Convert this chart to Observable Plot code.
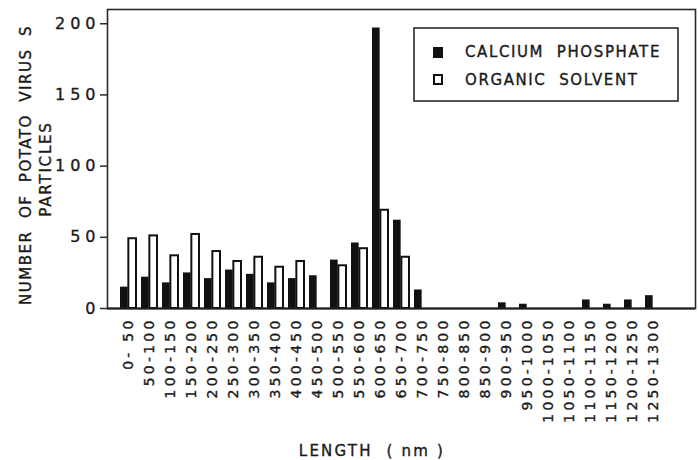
<!DOCTYPE html>
<html>
<head>
<meta charset="utf-8">
<script src="https://cdn.jsdelivr.net/npm/d3@7"></script>
<script src="https://cdn.jsdelivr.net/npm/@observablehq/plot@0.6"></script>
<style>
  html, body { margin: 0; padding: 0; background: white; }
  #chart svg text { fill: #1a1a1a; stroke: #1a1a1a; stroke-width: 0.35px; }
  #chart [aria-label="x-axis tick label"] text { letter-spacing: 3.2px; }
  #chart [aria-label="y-axis tick label"] text { letter-spacing: 5px; }
</style>
</head>
<body>
<div id="chart"></div>
<script>
const labels = ["0- 50","50-100","100-150","150-200","200-250","250-300","300-350","350-400","400-450","450-500",
  "500-550","550-600","600-650","650-700","700-750","750-800","800-850","850-900","900-950","950-1000",
  "1000-1050","1050-1100","1100-1150","1150-1200","1200-1250","1250-1300"];
const calcium = [15,22,18,25,21,27,24,18,21,23,34,46,197,62,13,0,0,0,4,3,0,0,6,3,6,9];
const organic = [49,51,37,52,40,33,36,29,33,0,30,42,69,36,0,0,0,0,0,0,0,0,0,0,0,0];
const yTicks = [0,50,100,150,200];
const seriesNames = ["CALCIUM  PHOSPHATE","ORGANIC  SOLVENT"];
const yTitle = ["NUMBER  OF  POTATO  VIRUS  S","PARTICLES"];
const xTitle = "LENGTH  ( nm )";

const data = labels.map((label, i) => ({label, calcium: calcium[i], organic: organic[i]}));

const chart = Plot.plot({
  width: 698,
  height: 460,
  marginLeft: 107,
  marginRight: 3,
  marginTop: 9,
  marginBottom: 152,
  style: {fontFamily: "DejaVu Sans", fontSize: "14px", background: "white", color: "#1a1a1a"},
  x: {type: "band", domain: labels, range: [115, 667], paddingInner: 0.22, paddingOuter: 0, label: null},
  y: {domain: [0, 210], label: null},
  marks: [
    Plot.frame({stroke: "#2a2a2a", strokeWidth: 1.6}),
    Plot.barY(data.filter(d => d.calcium > 0), {x: "label", y: "calcium", fill: "#111", insetRight: 8.35}),
    Plot.barY(data.filter(d => d.organic > 0), {x: "label", y: "organic", fill: "white", stroke: "#111", strokeWidth: 2, insetLeft: 8.35}),
    Plot.ruleY([0], {stroke: "#1a1a1a", strokeWidth: 2.2}),
    Plot.axisY({ticks: yTicks, tickSize: 7, tickPadding: 0, label: null, fontSize: 16, stroke: "#2a2a2a", strokeWidth: 1.5}),
    Plot.axisX({tickSize: 0, tickRotate: -90, tickPadding: 9, label: null, fontSize: 14})
  ]
});
document.getElementById("chart").appendChild(chart);

const svg = d3.select(chart);
// Y title (two lines)
svg.append("text").attr("transform", "translate(26,165) rotate(-90)")
  .attr("text-anchor", "middle").attr("dominant-baseline", "central")
  .style("font-size", "15px").style("letter-spacing", "1.5px").style("white-space", "pre")
  .text(yTitle[0]);
svg.append("text").attr("transform", "translate(46,169) rotate(-90)")
  .attr("text-anchor", "middle").attr("dominant-baseline", "central")
  .style("font-size", "15px").style("letter-spacing", "1.8px").style("white-space", "pre")
  .text(yTitle[1]);
// X title
svg.append("text").attr("x", 372).attr("y", 456)
  .attr("text-anchor", "middle")
  .style("font-size", "15px").style("letter-spacing", "2.2px").style("white-space", "pre")
  .text(xTitle);
// Legend
const lg = svg.append("g");
lg.append("rect").attr("x", 414).attr("y", 28).attr("width", 264).attr("height", 73)
  .attr("fill", "white").attr("stroke", "#2a2a2a").attr("stroke-width", 1.6);
lg.append("rect").attr("x", 433).attr("y", 47).attr("width", 10).attr("height", 11).attr("fill", "#111");
lg.append("rect").attr("x", 434).attr("y", 75).attr("width", 8).attr("height", 9)
  .attr("fill", "white").attr("stroke", "#111").attr("stroke-width", 2);
seriesNames.forEach((s, i) => {
  lg.append("text").attr("x", 465).attr("y", 52 + i * 28)
    .attr("text-anchor", "start").attr("dominant-baseline", "central")
    .style("font-size", "15px").style("letter-spacing", "1.6px").style("white-space", "pre")
    .text(s);
});
</script>
</body>
</html>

::::

• _Task goal_
Copy out each line that contains the word "chart".

• _Answer to the task_
Convert this chart to Observable Plot code.
  #chart svg text { fill: #1a1a1a; stroke: #1a1a1a; stroke-width: 0.35px; }
  #chart [aria-label="x-axis tick label"] text { letter-spacing: 3.2px; }
  #chart [aria-label="y-axis tick label"] text { letter-spacing: 5px; }
<div id="chart"></div>
const chart = Plot.plot({
document.getElementById("chart").appendChild(chart);
const svg = d3.select(chart);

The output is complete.